◆ **Task**
Write each line of the material exactly as given, from the top through the line that contains "const thrL_blue = [64.7, 64.7];", and omit all pictures.
━━━ Source material ━━━
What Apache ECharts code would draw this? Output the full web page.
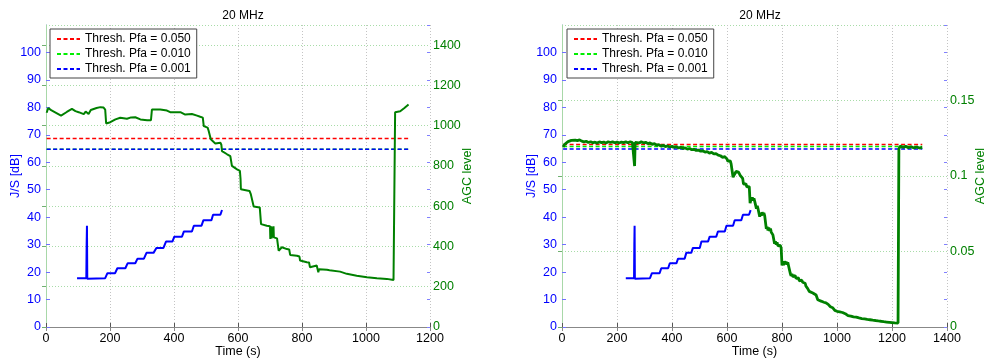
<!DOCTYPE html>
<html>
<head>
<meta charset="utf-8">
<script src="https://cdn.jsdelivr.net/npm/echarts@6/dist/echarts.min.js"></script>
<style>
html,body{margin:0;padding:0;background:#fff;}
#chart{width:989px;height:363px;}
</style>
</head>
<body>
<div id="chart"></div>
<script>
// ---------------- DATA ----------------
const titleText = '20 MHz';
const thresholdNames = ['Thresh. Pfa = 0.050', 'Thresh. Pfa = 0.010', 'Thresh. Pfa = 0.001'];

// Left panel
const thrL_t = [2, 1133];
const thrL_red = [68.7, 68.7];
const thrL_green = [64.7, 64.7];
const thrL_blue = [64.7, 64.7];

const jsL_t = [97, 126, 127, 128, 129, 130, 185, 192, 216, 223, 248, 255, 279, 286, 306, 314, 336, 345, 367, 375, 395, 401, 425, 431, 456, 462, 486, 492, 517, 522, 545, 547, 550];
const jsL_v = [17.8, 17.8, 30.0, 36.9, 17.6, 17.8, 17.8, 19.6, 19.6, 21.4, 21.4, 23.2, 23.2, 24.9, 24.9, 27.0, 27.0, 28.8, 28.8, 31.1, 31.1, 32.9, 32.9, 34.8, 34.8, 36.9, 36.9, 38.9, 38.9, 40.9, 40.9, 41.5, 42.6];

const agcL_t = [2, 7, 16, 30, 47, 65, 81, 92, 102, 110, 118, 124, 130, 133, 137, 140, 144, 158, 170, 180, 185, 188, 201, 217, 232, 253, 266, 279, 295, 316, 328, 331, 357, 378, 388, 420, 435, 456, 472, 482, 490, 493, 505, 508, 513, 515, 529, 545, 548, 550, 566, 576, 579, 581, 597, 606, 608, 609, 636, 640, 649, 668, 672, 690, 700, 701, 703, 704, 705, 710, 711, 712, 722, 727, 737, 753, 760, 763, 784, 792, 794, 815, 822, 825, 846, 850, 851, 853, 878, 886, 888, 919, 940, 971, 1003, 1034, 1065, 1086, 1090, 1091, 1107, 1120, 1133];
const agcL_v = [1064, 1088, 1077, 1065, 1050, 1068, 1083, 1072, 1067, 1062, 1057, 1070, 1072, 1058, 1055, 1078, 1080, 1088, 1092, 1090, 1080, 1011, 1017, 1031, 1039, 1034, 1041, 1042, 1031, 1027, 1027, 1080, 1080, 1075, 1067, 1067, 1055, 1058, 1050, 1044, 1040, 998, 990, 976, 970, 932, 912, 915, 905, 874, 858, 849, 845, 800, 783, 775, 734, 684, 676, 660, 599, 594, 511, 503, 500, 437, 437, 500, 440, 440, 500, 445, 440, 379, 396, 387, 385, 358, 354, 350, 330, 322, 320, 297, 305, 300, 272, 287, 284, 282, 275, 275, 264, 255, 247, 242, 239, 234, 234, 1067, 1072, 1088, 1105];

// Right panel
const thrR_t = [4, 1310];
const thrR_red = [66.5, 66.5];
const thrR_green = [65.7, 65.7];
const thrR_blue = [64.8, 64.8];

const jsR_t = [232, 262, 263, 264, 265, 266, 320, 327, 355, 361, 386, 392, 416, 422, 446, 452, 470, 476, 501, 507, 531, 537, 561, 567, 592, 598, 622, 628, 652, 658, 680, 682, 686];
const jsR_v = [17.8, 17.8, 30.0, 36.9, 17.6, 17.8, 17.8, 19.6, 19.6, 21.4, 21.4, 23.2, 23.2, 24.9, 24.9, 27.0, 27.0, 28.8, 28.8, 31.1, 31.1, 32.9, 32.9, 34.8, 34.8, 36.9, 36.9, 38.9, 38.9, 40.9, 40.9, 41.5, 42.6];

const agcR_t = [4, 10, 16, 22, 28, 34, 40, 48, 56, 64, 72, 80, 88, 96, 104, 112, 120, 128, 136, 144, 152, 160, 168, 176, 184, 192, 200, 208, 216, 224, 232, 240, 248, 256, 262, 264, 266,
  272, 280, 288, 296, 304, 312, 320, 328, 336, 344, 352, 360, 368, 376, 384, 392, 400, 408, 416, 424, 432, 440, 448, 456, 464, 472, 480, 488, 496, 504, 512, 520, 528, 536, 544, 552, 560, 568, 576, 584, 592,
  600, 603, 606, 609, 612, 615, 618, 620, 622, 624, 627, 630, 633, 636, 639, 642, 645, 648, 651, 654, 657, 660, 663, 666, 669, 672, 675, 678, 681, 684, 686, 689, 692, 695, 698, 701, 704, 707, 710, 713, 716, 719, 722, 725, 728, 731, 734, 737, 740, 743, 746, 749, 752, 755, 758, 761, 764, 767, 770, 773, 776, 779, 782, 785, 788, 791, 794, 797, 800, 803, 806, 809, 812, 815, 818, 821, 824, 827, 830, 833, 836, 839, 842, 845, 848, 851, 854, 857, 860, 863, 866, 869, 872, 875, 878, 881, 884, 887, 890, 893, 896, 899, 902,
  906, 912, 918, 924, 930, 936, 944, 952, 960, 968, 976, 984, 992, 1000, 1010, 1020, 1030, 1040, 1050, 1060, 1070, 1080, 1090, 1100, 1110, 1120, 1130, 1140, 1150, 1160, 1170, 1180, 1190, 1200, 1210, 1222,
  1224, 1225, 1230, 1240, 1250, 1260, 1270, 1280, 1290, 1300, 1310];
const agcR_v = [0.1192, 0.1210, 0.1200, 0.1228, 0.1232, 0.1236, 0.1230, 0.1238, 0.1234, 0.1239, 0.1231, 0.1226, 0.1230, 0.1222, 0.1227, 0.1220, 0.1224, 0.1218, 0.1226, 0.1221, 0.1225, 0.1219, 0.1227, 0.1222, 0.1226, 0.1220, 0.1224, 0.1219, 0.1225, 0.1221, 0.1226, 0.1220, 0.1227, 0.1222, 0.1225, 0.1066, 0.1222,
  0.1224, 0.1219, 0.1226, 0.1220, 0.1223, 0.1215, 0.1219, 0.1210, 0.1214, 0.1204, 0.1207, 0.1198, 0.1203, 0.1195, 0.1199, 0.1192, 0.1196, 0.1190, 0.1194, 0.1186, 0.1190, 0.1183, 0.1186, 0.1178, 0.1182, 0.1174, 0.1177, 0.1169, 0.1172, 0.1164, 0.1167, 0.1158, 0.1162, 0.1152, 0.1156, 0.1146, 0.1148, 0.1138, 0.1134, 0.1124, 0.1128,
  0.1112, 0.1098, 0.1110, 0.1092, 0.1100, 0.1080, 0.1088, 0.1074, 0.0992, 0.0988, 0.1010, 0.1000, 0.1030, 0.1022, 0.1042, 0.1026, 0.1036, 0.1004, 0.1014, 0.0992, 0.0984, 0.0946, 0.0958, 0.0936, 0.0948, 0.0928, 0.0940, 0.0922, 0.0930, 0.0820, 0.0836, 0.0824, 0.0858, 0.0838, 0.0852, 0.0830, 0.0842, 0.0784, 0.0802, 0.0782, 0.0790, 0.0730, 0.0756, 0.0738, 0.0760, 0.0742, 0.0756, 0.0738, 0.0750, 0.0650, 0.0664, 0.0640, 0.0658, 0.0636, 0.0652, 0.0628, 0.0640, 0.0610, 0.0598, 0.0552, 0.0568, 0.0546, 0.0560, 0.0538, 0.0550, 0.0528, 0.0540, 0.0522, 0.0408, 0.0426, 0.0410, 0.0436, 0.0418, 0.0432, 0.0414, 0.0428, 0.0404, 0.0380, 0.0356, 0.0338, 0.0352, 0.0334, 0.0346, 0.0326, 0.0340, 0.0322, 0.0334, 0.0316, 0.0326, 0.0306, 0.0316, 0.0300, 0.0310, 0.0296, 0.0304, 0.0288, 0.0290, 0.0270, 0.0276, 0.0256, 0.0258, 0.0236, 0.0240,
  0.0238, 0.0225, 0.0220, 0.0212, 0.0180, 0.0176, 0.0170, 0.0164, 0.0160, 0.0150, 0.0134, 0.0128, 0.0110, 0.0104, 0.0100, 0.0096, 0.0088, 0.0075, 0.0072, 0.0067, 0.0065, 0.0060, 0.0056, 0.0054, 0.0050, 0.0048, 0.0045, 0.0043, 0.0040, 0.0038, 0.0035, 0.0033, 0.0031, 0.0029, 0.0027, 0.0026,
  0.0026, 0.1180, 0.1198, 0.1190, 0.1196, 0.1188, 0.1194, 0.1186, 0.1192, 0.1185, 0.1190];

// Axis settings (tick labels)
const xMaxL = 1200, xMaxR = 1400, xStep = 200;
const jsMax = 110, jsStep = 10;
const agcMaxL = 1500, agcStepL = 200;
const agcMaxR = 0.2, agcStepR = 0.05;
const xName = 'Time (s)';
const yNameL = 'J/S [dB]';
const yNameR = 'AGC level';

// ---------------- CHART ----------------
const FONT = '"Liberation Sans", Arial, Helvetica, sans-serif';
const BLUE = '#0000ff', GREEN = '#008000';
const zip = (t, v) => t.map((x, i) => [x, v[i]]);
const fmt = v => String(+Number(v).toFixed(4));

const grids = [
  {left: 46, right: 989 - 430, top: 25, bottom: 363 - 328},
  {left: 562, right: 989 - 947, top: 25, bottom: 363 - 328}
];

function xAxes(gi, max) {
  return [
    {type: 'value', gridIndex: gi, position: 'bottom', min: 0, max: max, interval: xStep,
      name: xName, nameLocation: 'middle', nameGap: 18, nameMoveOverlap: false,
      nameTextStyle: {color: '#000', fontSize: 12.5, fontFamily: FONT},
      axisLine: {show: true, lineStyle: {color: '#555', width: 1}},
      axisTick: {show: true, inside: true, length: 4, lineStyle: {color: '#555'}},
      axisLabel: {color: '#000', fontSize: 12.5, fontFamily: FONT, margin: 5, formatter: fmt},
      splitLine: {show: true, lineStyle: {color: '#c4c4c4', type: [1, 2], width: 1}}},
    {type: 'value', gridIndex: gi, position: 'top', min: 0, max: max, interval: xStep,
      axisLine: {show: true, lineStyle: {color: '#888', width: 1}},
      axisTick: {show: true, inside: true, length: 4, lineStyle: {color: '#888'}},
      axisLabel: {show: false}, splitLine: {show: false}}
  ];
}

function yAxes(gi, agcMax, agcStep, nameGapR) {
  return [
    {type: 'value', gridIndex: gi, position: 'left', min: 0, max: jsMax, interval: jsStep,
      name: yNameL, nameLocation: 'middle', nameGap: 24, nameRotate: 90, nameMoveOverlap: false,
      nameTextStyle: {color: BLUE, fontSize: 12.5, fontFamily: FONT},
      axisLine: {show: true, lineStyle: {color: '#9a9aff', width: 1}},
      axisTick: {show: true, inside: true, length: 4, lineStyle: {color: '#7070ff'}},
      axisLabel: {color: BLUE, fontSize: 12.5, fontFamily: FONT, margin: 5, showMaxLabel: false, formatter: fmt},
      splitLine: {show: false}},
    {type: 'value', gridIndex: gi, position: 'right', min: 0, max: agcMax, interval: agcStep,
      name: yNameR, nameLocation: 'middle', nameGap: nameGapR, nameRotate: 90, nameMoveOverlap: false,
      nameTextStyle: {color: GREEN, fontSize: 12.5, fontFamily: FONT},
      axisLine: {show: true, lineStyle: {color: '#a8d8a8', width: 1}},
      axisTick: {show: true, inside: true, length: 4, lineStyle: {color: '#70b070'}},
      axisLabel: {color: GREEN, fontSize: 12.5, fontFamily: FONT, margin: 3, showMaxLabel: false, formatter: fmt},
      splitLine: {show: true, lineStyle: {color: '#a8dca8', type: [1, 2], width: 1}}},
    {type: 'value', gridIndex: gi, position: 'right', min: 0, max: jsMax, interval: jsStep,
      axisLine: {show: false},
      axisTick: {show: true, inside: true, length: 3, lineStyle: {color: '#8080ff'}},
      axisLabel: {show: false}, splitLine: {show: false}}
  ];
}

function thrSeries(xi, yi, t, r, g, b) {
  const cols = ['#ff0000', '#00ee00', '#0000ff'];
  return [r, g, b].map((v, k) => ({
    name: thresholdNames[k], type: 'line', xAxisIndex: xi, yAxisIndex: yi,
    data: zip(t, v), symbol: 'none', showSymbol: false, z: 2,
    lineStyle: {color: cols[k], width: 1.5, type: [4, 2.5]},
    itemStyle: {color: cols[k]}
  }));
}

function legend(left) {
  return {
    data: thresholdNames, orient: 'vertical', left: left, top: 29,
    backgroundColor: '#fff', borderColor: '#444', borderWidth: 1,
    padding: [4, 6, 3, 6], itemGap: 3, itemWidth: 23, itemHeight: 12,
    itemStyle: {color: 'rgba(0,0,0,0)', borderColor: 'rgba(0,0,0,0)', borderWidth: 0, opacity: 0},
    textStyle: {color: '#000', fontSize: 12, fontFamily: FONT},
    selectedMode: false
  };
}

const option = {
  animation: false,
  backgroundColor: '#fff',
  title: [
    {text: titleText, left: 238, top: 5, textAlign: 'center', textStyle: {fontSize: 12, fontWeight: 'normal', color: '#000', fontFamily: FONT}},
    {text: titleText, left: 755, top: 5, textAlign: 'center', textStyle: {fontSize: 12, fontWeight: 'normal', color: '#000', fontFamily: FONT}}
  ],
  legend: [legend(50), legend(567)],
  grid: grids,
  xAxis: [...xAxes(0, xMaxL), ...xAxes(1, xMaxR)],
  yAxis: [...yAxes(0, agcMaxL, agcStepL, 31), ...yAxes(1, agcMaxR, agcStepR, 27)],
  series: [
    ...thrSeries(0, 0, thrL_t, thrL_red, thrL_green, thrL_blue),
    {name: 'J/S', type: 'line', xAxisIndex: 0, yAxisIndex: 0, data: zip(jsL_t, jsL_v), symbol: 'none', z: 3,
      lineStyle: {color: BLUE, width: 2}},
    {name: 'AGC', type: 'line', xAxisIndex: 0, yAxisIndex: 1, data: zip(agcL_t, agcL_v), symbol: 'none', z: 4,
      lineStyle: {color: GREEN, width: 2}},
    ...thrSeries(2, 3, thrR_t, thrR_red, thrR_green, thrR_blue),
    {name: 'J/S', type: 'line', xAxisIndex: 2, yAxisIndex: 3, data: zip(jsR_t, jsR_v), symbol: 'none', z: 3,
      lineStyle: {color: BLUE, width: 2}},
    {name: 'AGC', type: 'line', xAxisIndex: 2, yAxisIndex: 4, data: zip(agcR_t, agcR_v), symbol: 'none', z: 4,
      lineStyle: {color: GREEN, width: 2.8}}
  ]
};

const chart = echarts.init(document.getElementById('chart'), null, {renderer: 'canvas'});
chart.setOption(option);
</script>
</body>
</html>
━━━
◆ **Response to this task**
What Apache ECharts code would draw this? Output the full web page.
<!DOCTYPE html>
<html>
<head>
<meta charset="utf-8">
<script src="https://cdn.jsdelivr.net/npm/echarts@6/dist/echarts.min.js"></script>
<style>
html,body{margin:0;padding:0;background:#fff;}
#chart{width:989px;height:363px;}
</style>
</head>
<body>
<div id="chart"></div>
<script>
// ---------------- DATA ----------------
const titleText = '20 MHz';
const thresholdNames = ['Thresh. Pfa = 0.050', 'Thresh. Pfa = 0.010', 'Thresh. Pfa = 0.001'];

// Left panel
const thrL_t = [2, 1133];
const thrL_red = [68.7, 68.7];
const thrL_green = [64.7, 64.7];
const thrL_blue = [64.7, 64.7];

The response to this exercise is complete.